Rian Johnson après le rouleau compresseur Star Wars, un argument sentant bon le whodunit, une affiche assez maousse, parmi les plus belles proposées de manière récente : A Couteaux Tirés, a priori, ne manquait pas d'attraits. Et ce même si le film investit un genre qui, pour beaucoup, se montrera amidonné et presque préhistorique, malgré un certain retour en grâce depuis Les 8 Salopards et, plus récemment, le remake du Crime de l'Orient Express.
Rian se plie ainsi, dans un premier temps, à la quasi intégralité des codes du genre dans une compilation en forme de présentation de tous les suspects, évoluant dans une propriété cossue, seigneuriale et hors du temps aux allures de véritable cabinet de curiosités hantée par un Christopher Plummer toujours aussi délicieux.
Et puis paf ! Dès la fin du premier tiers de l'oeuvre, v'la-t-y pas que Rian coule une bielle en nous révélant l'articulation principale du crime et son auteur. De quoi se dire que pour le côté Cluedo, on repassera, merci beaucoup...
Sauf que Rian Johnson déplace tout simplement la source du mystère de son récit, et donc tout son intérêt, à l'avant et surtout, à l'après crime. En multipliant les points de vue. Car le coquin nous montre peu à peu le double fond de son enquête. Car le coquin ne nous a pas tout dit de la mort du patriarche, pas si bon écrivain de romans policiers, finalement, qu'on veut bien nous le dire. Car le coquin s'intéresse sans doute bien plus au portrait de la cellule familiale totalement foutraque qu'il dessine dans son scénario remarquablement écrit et diablement malin.
Une galerie de portraits réjouissante, sardonique et parfois comique de personnages d'une petitesse insondable, d'une jalousie maladive et d'une hypocrisie infinie, dont on se rend compte finalement qu'il n'y a pas grand chose à sauver parmi ceux-là dès lors qu'il s'agit de sa partager le patrimoine du mort.
Une famille divisée, égoïste, volontiers abjecte sous son apparente tolérance et sa faculté à accueillir des éléments qui lui sont étrangers. Une famille vivant dans un manoir aux allures anglaises simulant les contours d'un portrait des Etats-Unis peu glorieux, un pays replié sur lui-même, haineux et pourri par l'oisiveté de la richesse de l'empire bâti par ses aînés.

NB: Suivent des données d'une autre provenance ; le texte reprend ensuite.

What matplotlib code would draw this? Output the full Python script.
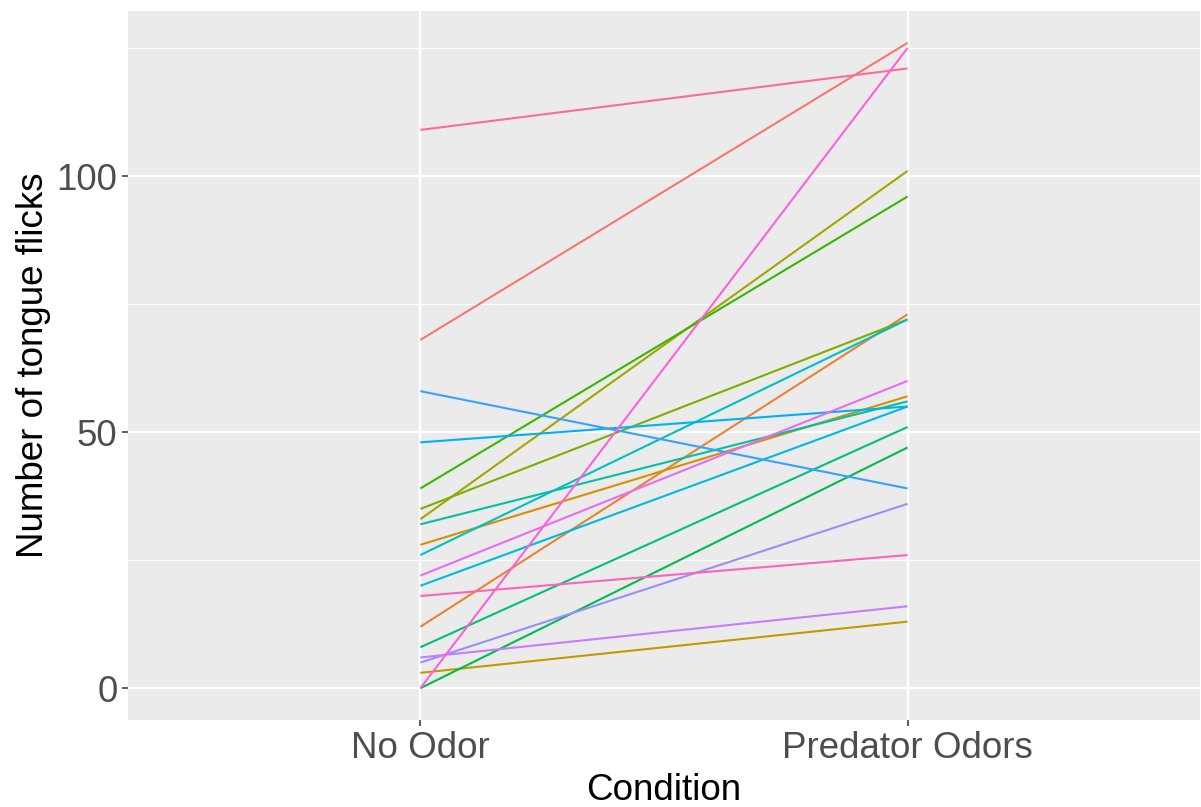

Rian Johnson s'en donne à coeur joie, tout comme l'intégralité de sa casting, offrant une performance de groupe parmi les meilleures de cette année 2019. Où le décalage fun de Daniel Craig répond à la désinvolture délicieuse de Chris Evans ou la belle âme de la toujours aussi cute Ana De Armas.
A Couteaux Tirés se joue avec un plaisir communicatif des carcans du genre qu'il investit pour mieux déborder vers quelque chose de plus libre, volontiers iconoclaste. Un film doublant son scénario à la manière de d'une fable, d'une parabole aux propos des plus actuels et cinglants. Et quand la dernière image de l'oeuvre scande "ma maison", écrit en lettres de sang, il offre une sacrée revanche à ceux que l'on accueille du bout des lèvres, que ce soit dans une famille ou à l'échelle d'un pays individualiste. Au prix d'une contamination des fausses valeurs de ce dernier ?
Un air de famille aux allures de discorde ludique et fraîche, en somme. Cette lame de fonds proposée par A Couteaux Tirés ne saurait se refuser.